[start]

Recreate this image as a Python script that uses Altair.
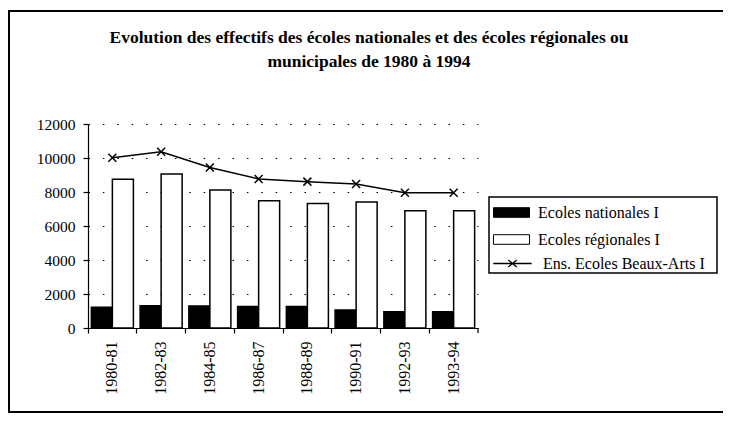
import altair as alt
import pandas as pd

periodes = ["1980-81", "1982-83", "1984-85", "1986-87", "1988-89", "1990-91", "1992-93", "1993-94"]
nationales = [1220, 1310, 1300, 1260, 1260, 1060, 960, 960]
regionales = [8750, 9060, 8120, 7490, 7330, 7410, 6900, 6900]
ensemble = [10020, 10370, 9440, 8770, 8610, 8470, 7960, 7960]
y_ticks = [0, 2000, 4000, 6000, 8000, 10000, 12000]

serie_nat = "Ecoles nationales I"
serie_reg = "Ecoles régionales I"
serie_ens = "Ens. Ecoles  Beaux-Arts I"

titre = ["Evolution des effectifs des écoles nationales et des écoles régionales ou",
         "municipales de 1980 à 1994"]

FONT = "Liberation Serif"

bars_df = pd.DataFrame({
    "periode": periodes * 2,
    "serie": [serie_nat] * len(periodes) + [serie_reg] * len(periodes),
    "valeur": nationales + regionales,
})
line_df = pd.DataFrame({"periode": periodes, "valeur": ensemble, "serie": [serie_ens] * len(periodes)})

x_scale = alt.Scale(domain=periodes, paddingInner=0, paddingOuter=0)
y_scale = alt.Scale(domain=[0, 12000], nice=False)

x_axis = alt.Axis(title=None, labelAngle=270, bandPosition=0, tickSize=5, labelPadding=8,
                  labelFontSize=16, grid=False)
y_axis = alt.Axis(title=None, values=y_ticks, tickSize=5,
                  format="d", labelOverlap=False,
                  labelPadding=8, labelFontSize=15.5, grid=True, gridDash=[1.5, 12.9],
                  gridColor="black", gridWidth=1.2)

X = alt.X("periode:N", scale=x_scale, axis=x_axis, sort=periodes)
Y = alt.Y("valeur:Q", scale=y_scale, axis=y_axis)

frame = alt.Chart(alt.Data(values=[{}])).mark_rect(
    fill="transparent", stroke="black", strokeWidth=2
).encode(x=alt.value(-79), x2=alt.value(680), y=alt.value(-113), y2=alt.value(288))

title_layers = [
    alt.Chart(alt.Data(values=[{}])).mark_text(
        font=FONT, fontSize=17.5, fontWeight="bold", color="black", align="center", baseline="alphabetic"
    ).encode(x=alt.value(281), y=alt.value(yy), text=alt.value(t))
    for t, yy in zip(titre, [-81, -57.5])
]

legend_box = alt.Chart(alt.Data(values=[{}])).mark_rect(
    fill="white", stroke="black", strokeWidth=1.5
).encode(x=alt.value(401), x2=alt.value(629), y=alt.value(73), y2=alt.value(149))

end_tick = alt.Chart(alt.Data(values=[{}])).mark_rule(color="black", strokeWidth=1.2).encode(
    x=alt.value(390), y=alt.value(204), y2=alt.value(209))

bars = alt.Chart(bars_df).mark_bar(stroke="black", strokeWidth=1.5).encode(
    x=X,
    xOffset=alt.XOffset("serie:N", sort=[serie_nat, serie_reg],
                        scale=alt.Scale(paddingInner=0, paddingOuter=0.16)),
    y=Y,
    fill=alt.Fill("serie:N", scale=alt.Scale(domain=[serie_nat, serie_reg], range=["black", "white"]),
                  legend=alt.Legend(title=None, orient="none", legendX=413.5, legendY=80.5,
                                    symbolType="M-3,-0.8H3V0.8H-3Z", symbolSize=144,
                                    symbolOffset=2, labelOffset=18.5, rowPadding=11,
                                    symbolStrokeColor="black", symbolStrokeWidth=1,
                                    labelFont=FONT, labelFontSize=16, labelColor="black",
                                    labelLimit=300, padding=0)),
)

line = alt.Chart(line_df).mark_line(strokeWidth=1.5).encode(
    x=X,
    y=Y,
    stroke=alt.Stroke("serie:N", scale=alt.Scale(domain=[serie_ens], range=["black"]),
                      legend=alt.Legend(title=None, orient="none", legendX=414.5, legendY=131.5,
                                        symbolType="M-3.2,0H3.2M-0.7,-0.6L0.7,0.6M-0.7,0.6L0.7,-0.6",
                                        symbolSize=144, symbolOffset=2, labelOffset=22.5,
                                        symbolFillColor="transparent", symbolStrokeWidth=1.3,
                                        labelFont=FONT, labelFontSize=16, labelColor="black",
                                        labelLimit=300, padding=0)),
)

points = alt.Chart(line_df).mark_point(
    shape="M-1,-1L1,1M-1,1L1,-1", size=64, filled=False, color="black", strokeWidth=1.5, opacity=1
).encode(x=X, y=Y)

chart = alt.layer(frame, *title_layers, legend_box, end_tick, bars, line, points).properties(
    width=390, height=204,
    padding={"left": 80, "top": 116, "right": 245, "bottom": 85},
    autosize=alt.AutoSizeParams(type="none"),
).configure_view(stroke=None).configure_axis(
    labelFont=FONT, labelColor="black", domainColor="black", tickColor="black",
    domainWidth=1.2, tickWidth=1.2
)

chart.save("out.html", embed_options={"renderer": "svg", "actions": False})
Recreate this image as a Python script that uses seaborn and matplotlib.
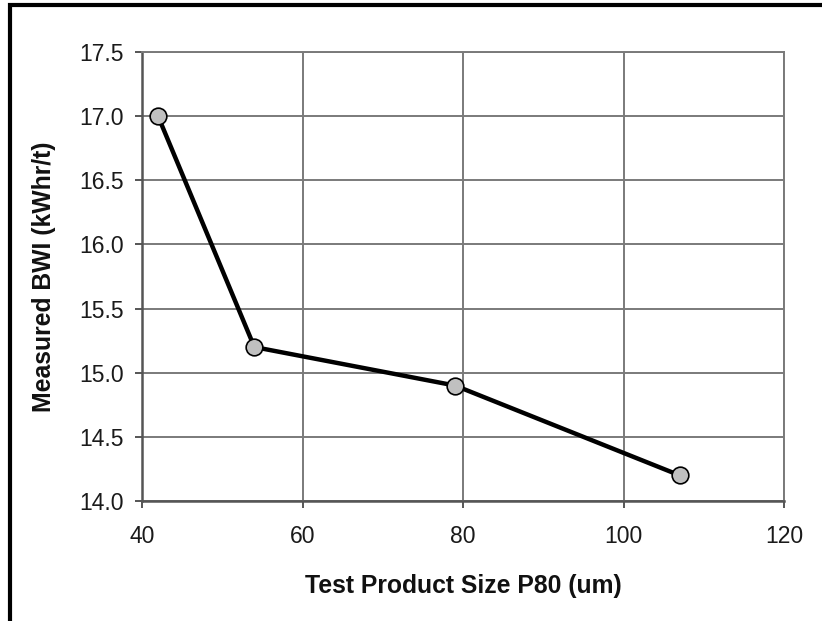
import matplotlib
matplotlib.use("Agg")
import matplotlib.pyplot as plt
import seaborn as sns
import pandas as pd
from matplotlib.patches import Rectangle

# Data
p80_um = [42, 54, 79, 107]
bwi_kwhr_t = [17.0, 15.2, 14.9, 14.2]
x_ticks = [40, 60, 80, 100, 120]
y_ticks = [14.0, 14.5, 15.0, 15.5, 16.0, 16.5, 17.0, 17.5]

df = pd.DataFrame({"P80": p80_um, "BWI": bwi_kwhr_t})

sns.set_theme(style="white")
plt.rcParams['font.family'] = ['Liberation Sans', 'DejaVu Sans']

fig = plt.figure(figsize=(8.22, 6.21), dpi=100)
ax = fig.add_axes([142/822, 1-501/621, (784-142)/822, (501-52)/621])

sns.lineplot(data=df, x="P80", y="BWI", ax=ax, color="black", linewidth=3.2,
             marker="o", markersize=12, markerfacecolor="#c0c0c0",
             markeredgecolor="black", markeredgewidth=1.2, zorder=5)

ax.set_xlim(40, 120)
ax.set_ylim(14.0, 17.5)
ax.set_xticks(x_ticks)
ax.set_xticklabels([str(v) for v in x_ticks])
ax.set_yticks(y_ticks)
ax.set_yticklabels([f"{v:.1f}" for v in y_ticks])

ax.grid(True, color="#7a7a7a", linewidth=1.4)
ax.set_axisbelow(True)
for side in ["top", "right"]:
    ax.spines[side].set_visible(True)
    ax.spines[side].set_color("#7a7a7a")
    ax.spines[side].set_linewidth(1.4)
for side in ["left", "bottom"]:
    ax.spines[side].set_color("#555555")
    ax.spines[side].set_linewidth(1.8)

ax.tick_params(axis="both", which="major", direction="out", length=5, width=1.4,
               color="#555555", labelsize=16.5, labelcolor="#1a1a1a",
               left=True, bottom=True)
ax.tick_params(axis="x", pad=12)
ax.tick_params(axis="y", pad=8)

ax.set_xlabel("Test Product Size P80 (um)", fontsize=17.8, fontweight="bold",
              color="#111111", labelpad=19)
ax.set_ylabel("Measured BWI (kWhr/t)", fontsize=17.8, fontweight="bold",
              color="#111111", labelpad=17)

# outer frame
fig.add_artist(Rectangle((10/822, -0.2), 1.2, 1.2 - 5/621, transform=fig.transFigure,
                         fill=False, edgecolor="black", linewidth=3))

fig.savefig("out.png", dpi=100, facecolor="white")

[end]

◆ Exercise brief ◆
Working from the lines above, reproduce the material exactly and exclude its pictures.

◆ Task result ◆
Recreate this image as a Python script that uses Altair.
import altair as alt
import pandas as pd

periodes = ["1980-81", "1982-83", "1984-85", "1986-87", "1988-89", "1990-91", "1992-93", "1993-94"]
nationales = [1220, 1310, 1300, 1260, 1260, 1060, 960, 960]
regionales = [8750, 9060, 8120, 7490, 7330, 7410, 6900, 6900]
ensemble = [10020, 10370, 9440, 8770, 8610, 8470, 7960, 7960]
y_ticks = [0, 2000, 4000, 6000, 8000, 10000, 12000]

serie_nat = "Ecoles nationales I"
serie_reg = "Ecoles régionales I"
serie_ens = "Ens. Ecoles  Beaux-Arts I"

titre = ["Evolution des effectifs des écoles nationales et des écoles régionales ou",
         "municipales de 1980 à 1994"]

FONT = "Liberation Serif"

bars_df = pd.DataFrame({
    "periode": periodes * 2,
    "serie": [serie_nat] * len(periodes) + [serie_reg] * len(periodes),
    "valeur": nationales + regionales,
})
line_df = pd.DataFrame({"periode": periodes, "valeur": ensemble, "serie": [serie_ens] * len(periodes)})

x_scale = alt.Scale(domain=periodes, paddingInner=0, paddingOuter=0)
y_scale = alt.Scale(domain=[0, 12000], nice=False)

x_axis = alt.Axis(title=None, labelAngle=270, bandPosition=0, tickSize=5, labelPadding=8,
                  labelFontSize=16, grid=False)
y_axis = alt.Axis(title=None, values=y_ticks, tickSize=5,
                  format="d", labelOverlap=False,
                  labelPadding=8, labelFontSize=15.5, grid=True, gridDash=[1.5, 12.9],
                  gridColor="black", gridWidth=1.2)

X = alt.X("periode:N", scale=x_scale, axis=x_axis, sort=periodes)
Y = alt.Y("valeur:Q", scale=y_scale, axis=y_axis)

frame = alt.Chart(alt.Data(values=[{}])).mark_rect(
    fill="transparent", stroke="black", strokeWidth=2
).encode(x=alt.value(-79), x2=alt.value(680), y=alt.value(-113), y2=alt.value(288))

title_layers = [
    alt.Chart(alt.Data(values=[{}])).mark_text(
        font=FONT, fontSize=17.5, fontWeight="bold", color="black", align="center", baseline="alphabetic"
    ).encode(x=alt.value(281), y=alt.value(yy), text=alt.value(t))
    for t, yy in zip(titre, [-81, -57.5])
]

legend_box = alt.Chart(alt.Data(values=[{}])).mark_rect(
    fill="white", stroke="black", strokeWidth=1.5
).encode(x=alt.value(401), x2=alt.value(629), y=alt.value(73), y2=alt.value(149))

end_tick = alt.Chart(alt.Data(values=[{}])).mark_rule(color="black", strokeWidth=1.2).encode(
    x=alt.value(390), y=alt.value(204), y2=alt.value(209))

bars = alt.Chart(bars_df).mark_bar(stroke="black", strokeWidth=1.5).encode(
    x=X,
    xOffset=alt.XOffset("serie:N", sort=[serie_nat, serie_reg],
                        scale=alt.Scale(paddingInner=0, paddingOuter=0.16)),
    y=Y,
    fill=alt.Fill("serie:N", scale=alt.Scale(domain=[serie_nat, serie_reg], range=["black", "white"]),
                  legend=alt.Legend(title=None, orient="none", legendX=413.5, legendY=80.5,
                                    symbolType="M-3,-0.8H3V0.8H-3Z", symbolSize=144,
                                    symbolOffset=2, labelOffset=18.5, rowPadding=11,
                                    symbolStrokeColor="black", symbolStrokeWidth=1,
                                    labelFont=FONT, labelFontSize=16, labelColor="black",
                                    labelLimit=300, padding=0)),
)

line = alt.Chart(line_df).mark_line(strokeWidth=1.5).encode(
    x=X,
    y=Y,
    stroke=alt.Stroke("serie:N", scale=alt.Scale(domain=[serie_ens], range=["black"]),
                      legend=alt.Legend(title=None, orient="none", legendX=414.5, legendY=131.5,
                                        symbolType="M-3.2,0H3.2M-0.7,-0.6L0.7,0.6M-0.7,0.6L0.7,-0.6",
                                        symbolSize=144, symbolOffset=2, labelOffset=22.5,
                                        symbolFillColor="transparent", symbolStrokeWidth=1.3,
                                        labelFont=FONT, labelFontSize=16, labelColor="black",
                                        labelLimit=300, padding=0)),
)

points = alt.Chart(line_df).mark_point(
    shape="M-1,-1L1,1M-1,1L1,-1", size=64, filled=False, color="black", strokeWidth=1.5, opacity=1
).encode(x=X, y=Y)

chart = alt.layer(frame, *title_layers, legend_box, end_tick, bars, line, points).properties(
    width=390, height=204,
    padding={"left": 80, "top": 116, "right": 245, "bottom": 85},
    autosize=alt.AutoSizeParams(type="none"),
).configure_view(stroke=None).configure_axis(
    labelFont=FONT, labelColor="black", domainColor="black", tickColor="black",
    domainWidth=1.2, tickWidth=1.2
)

chart.save("out.html", embed_options={"renderer": "svg", "actions": False})
Recreate this image as a Python script that uses seaborn and matplotlib.
import matplotlib
matplotlib.use("Agg")
import matplotlib.pyplot as plt
import seaborn as sns
import pandas as pd
from matplotlib.patches import Rectangle

# Data
p80_um = [42, 54, 79, 107]
bwi_kwhr_t = [17.0, 15.2, 14.9, 14.2]
x_ticks = [40, 60, 80, 100, 120]
y_ticks = [14.0, 14.5, 15.0, 15.5, 16.0, 16.5, 17.0, 17.5]

df = pd.DataFrame({"P80": p80_um, "BWI": bwi_kwhr_t})

sns.set_theme(style="white")
plt.rcParams['font.family'] = ['Liberation Sans', 'DejaVu Sans']

fig = plt.figure(figsize=(8.22, 6.21), dpi=100)
ax = fig.add_axes([142/822, 1-501/621, (784-142)/822, (501-52)/621])

sns.lineplot(data=df, x="P80", y="BWI", ax=ax, color="black", linewidth=3.2,
             marker="o", markersize=12, markerfacecolor="#c0c0c0",
             markeredgecolor="black", markeredgewidth=1.2, zorder=5)

ax.set_xlim(40, 120)
ax.set_ylim(14.0, 17.5)
ax.set_xticks(x_ticks)
ax.set_xticklabels([str(v) for v in x_ticks])
ax.set_yticks(y_ticks)
ax.set_yticklabels([f"{v:.1f}" for v in y_ticks])

ax.grid(True, color="#7a7a7a", linewidth=1.4)
ax.set_axisbelow(True)
for side in ["top", "right"]:
    ax.spines[side].set_visible(True)
    ax.spines[side].set_color("#7a7a7a")
    ax.spines[side].set_linewidth(1.4)
for side in ["left", "bottom"]:
    ax.spines[side].set_color("#555555")
    ax.spines[side].set_linewidth(1.8)

ax.tick_params(axis="both", which="major", direction="out", length=5, width=1.4,
               color="#555555", labelsize=16.5, labelcolor="#1a1a1a",
               left=True, bottom=True)
ax.tick_params(axis="x", pad=12)
ax.tick_params(axis="y", pad=8)

ax.set_xlabel("Test Product Size P80 (um)", fontsize=17.8, fontweight="bold",
              color="#111111", labelpad=19)
ax.set_ylabel("Measured BWI (kWhr/t)", fontsize=17.8, fontweight="bold",
              color="#111111", labelpad=17)

# outer frame
fig.add_artist(Rectangle((10/822, -0.2), 1.2, 1.2 - 5/621, transform=fig.transFigure,
                         fill=False, edgecolor="black", linewidth=3))

fig.savefig("out.png", dpi=100, facecolor="white")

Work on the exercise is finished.